RECORDED INFORMATION
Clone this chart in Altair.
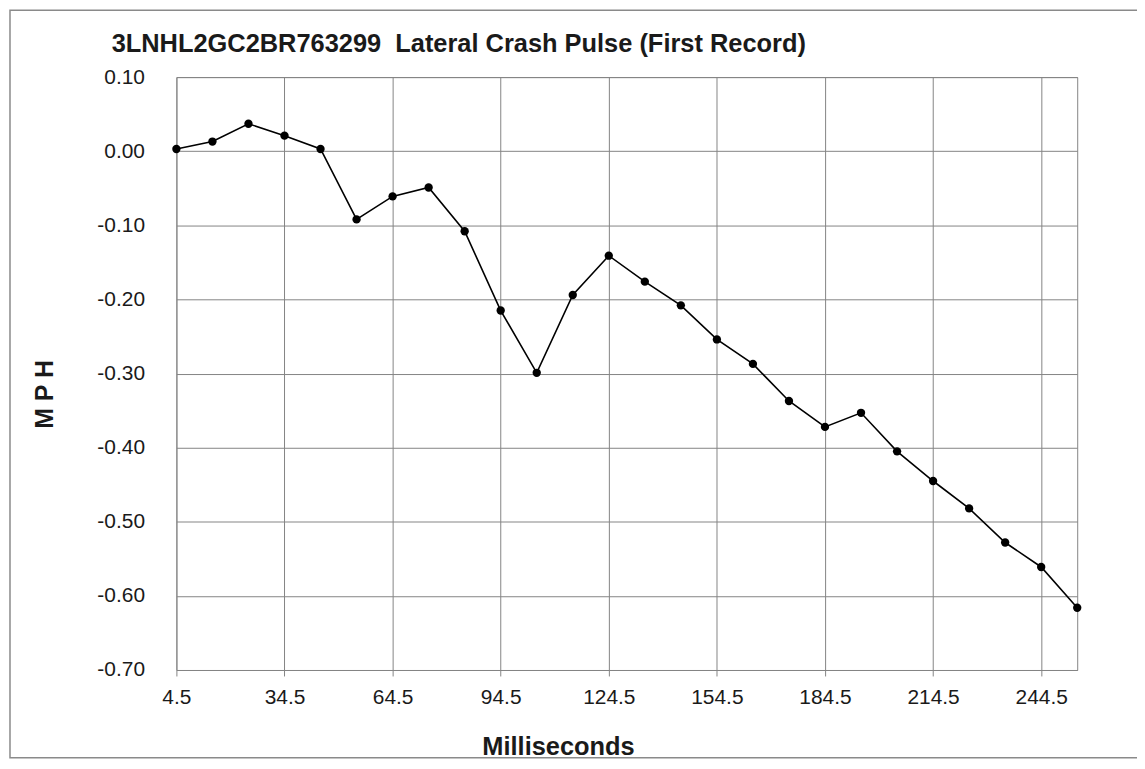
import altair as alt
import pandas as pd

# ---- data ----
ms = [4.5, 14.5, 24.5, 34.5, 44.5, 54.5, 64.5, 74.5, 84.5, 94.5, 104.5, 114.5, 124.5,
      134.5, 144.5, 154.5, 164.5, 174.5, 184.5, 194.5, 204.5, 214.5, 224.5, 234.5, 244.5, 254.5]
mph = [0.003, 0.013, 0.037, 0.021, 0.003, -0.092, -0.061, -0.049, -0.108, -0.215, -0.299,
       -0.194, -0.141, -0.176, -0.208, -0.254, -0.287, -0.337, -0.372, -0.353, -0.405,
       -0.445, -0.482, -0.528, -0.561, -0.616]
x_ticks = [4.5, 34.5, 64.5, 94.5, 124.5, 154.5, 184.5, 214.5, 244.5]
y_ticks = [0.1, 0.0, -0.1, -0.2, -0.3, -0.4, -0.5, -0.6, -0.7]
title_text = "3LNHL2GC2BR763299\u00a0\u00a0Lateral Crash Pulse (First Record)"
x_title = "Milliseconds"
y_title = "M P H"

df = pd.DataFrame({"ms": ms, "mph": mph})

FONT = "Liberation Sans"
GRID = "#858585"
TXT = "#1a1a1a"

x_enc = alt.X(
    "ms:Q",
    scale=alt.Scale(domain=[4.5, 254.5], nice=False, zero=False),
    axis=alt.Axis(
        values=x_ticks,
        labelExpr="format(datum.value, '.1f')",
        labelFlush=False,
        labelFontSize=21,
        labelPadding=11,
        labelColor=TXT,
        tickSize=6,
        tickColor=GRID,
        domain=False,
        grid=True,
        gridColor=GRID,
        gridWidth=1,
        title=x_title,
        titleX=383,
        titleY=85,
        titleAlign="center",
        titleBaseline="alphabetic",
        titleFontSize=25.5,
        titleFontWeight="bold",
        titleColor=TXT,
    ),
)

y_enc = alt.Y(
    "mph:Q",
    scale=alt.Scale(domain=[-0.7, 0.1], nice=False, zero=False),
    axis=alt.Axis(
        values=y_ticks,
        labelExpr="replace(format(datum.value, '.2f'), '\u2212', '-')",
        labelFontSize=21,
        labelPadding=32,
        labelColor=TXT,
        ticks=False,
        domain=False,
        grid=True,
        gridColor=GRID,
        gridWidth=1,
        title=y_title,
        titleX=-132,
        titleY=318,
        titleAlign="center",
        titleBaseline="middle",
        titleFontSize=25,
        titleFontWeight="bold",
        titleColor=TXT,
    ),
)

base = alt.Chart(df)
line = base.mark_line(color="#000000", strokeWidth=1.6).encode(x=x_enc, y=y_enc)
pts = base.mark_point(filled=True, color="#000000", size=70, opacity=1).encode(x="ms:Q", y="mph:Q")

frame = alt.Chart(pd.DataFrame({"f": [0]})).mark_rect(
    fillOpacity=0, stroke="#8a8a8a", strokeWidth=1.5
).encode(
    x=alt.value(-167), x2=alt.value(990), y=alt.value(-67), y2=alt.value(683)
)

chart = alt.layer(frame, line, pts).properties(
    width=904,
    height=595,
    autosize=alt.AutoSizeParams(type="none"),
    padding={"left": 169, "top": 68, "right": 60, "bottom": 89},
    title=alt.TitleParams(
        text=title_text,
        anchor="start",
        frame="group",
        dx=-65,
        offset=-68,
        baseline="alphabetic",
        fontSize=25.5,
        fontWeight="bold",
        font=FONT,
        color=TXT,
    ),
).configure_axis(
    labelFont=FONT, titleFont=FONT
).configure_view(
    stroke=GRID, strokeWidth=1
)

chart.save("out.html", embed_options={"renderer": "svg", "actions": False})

PROBLEM STATEMENT
Transcribe the full listing above exactly as it stands, minus the pictures.

EXERCISE ANSWER
Clone this chart in Altair.
import altair as alt
import pandas as pd

# ---- data ----
ms = [4.5, 14.5, 24.5, 34.5, 44.5, 54.5, 64.5, 74.5, 84.5, 94.5, 104.5, 114.5, 124.5,
      134.5, 144.5, 154.5, 164.5, 174.5, 184.5, 194.5, 204.5, 214.5, 224.5, 234.5, 244.5, 254.5]
mph = [0.003, 0.013, 0.037, 0.021, 0.003, -0.092, -0.061, -0.049, -0.108, -0.215, -0.299,
       -0.194, -0.141, -0.176, -0.208, -0.254, -0.287, -0.337, -0.372, -0.353, -0.405,
       -0.445, -0.482, -0.528, -0.561, -0.616]
x_ticks = [4.5, 34.5, 64.5, 94.5, 124.5, 154.5, 184.5, 214.5, 244.5]
y_ticks = [0.1, 0.0, -0.1, -0.2, -0.3, -0.4, -0.5, -0.6, -0.7]
title_text = "3LNHL2GC2BR763299\u00a0\u00a0Lateral Crash Pulse (First Record)"
x_title = "Milliseconds"
y_title = "M P H"

df = pd.DataFrame({"ms": ms, "mph": mph})

FONT = "Liberation Sans"
GRID = "#858585"
TXT = "#1a1a1a"

x_enc = alt.X(
    "ms:Q",
    scale=alt.Scale(domain=[4.5, 254.5], nice=False, zero=False),
    axis=alt.Axis(
        values=x_ticks,
        labelExpr="format(datum.value, '.1f')",
        labelFlush=False,
        labelFontSize=21,
        labelPadding=11,
        labelColor=TXT,
        tickSize=6,
        tickColor=GRID,
        domain=False,
        grid=True,
        gridColor=GRID,
        gridWidth=1,
        title=x_title,
        titleX=383,
        titleY=85,
        titleAlign="center",
        titleBaseline="alphabetic",
        titleFontSize=25.5,
        titleFontWeight="bold",
        titleColor=TXT,
    ),
)

y_enc = alt.Y(
    "mph:Q",
    scale=alt.Scale(domain=[-0.7, 0.1], nice=False, zero=False),
    axis=alt.Axis(
        values=y_ticks,
        labelExpr="replace(format(datum.value, '.2f'), '\u2212', '-')",
        labelFontSize=21,
        labelPadding=32,
        labelColor=TXT,
        ticks=False,
        domain=False,
        grid=True,
        gridColor=GRID,
        gridWidth=1,
        title=y_title,
        titleX=-132,
        titleY=318,
        titleAlign="center",
        titleBaseline="middle",
        titleFontSize=25,
        titleFontWeight="bold",
        titleColor=TXT,
    ),
)

base = alt.Chart(df)
line = base.mark_line(color="#000000", strokeWidth=1.6).encode(x=x_enc, y=y_enc)
pts = base.mark_point(filled=True, color="#000000", size=70, opacity=1).encode(x="ms:Q", y="mph:Q")

frame = alt.Chart(pd.DataFrame({"f": [0]})).mark_rect(
    fillOpacity=0, stroke="#8a8a8a", strokeWidth=1.5
).encode(
    x=alt.value(-167), x2=alt.value(990), y=alt.value(-67), y2=alt.value(683)
)

chart = alt.layer(frame, line, pts).properties(
    width=904,
    height=595,
    autosize=alt.AutoSizeParams(type="none"),
    padding={"left": 169, "top": 68, "right": 60, "bottom": 89},
    title=alt.TitleParams(
        text=title_text,
        anchor="start",
        frame="group",
        dx=-65,
        offset=-68,
        baseline="alphabetic",
        fontSize=25.5,
        fontWeight="bold",
        font=FONT,
        color=TXT,
    ),
).configure_axis(
    labelFont=FONT, titleFont=FONT
).configure_view(
    stroke=GRID, strokeWidth=1
)

chart.save("out.html", embed_options={"renderer": "svg", "actions": False})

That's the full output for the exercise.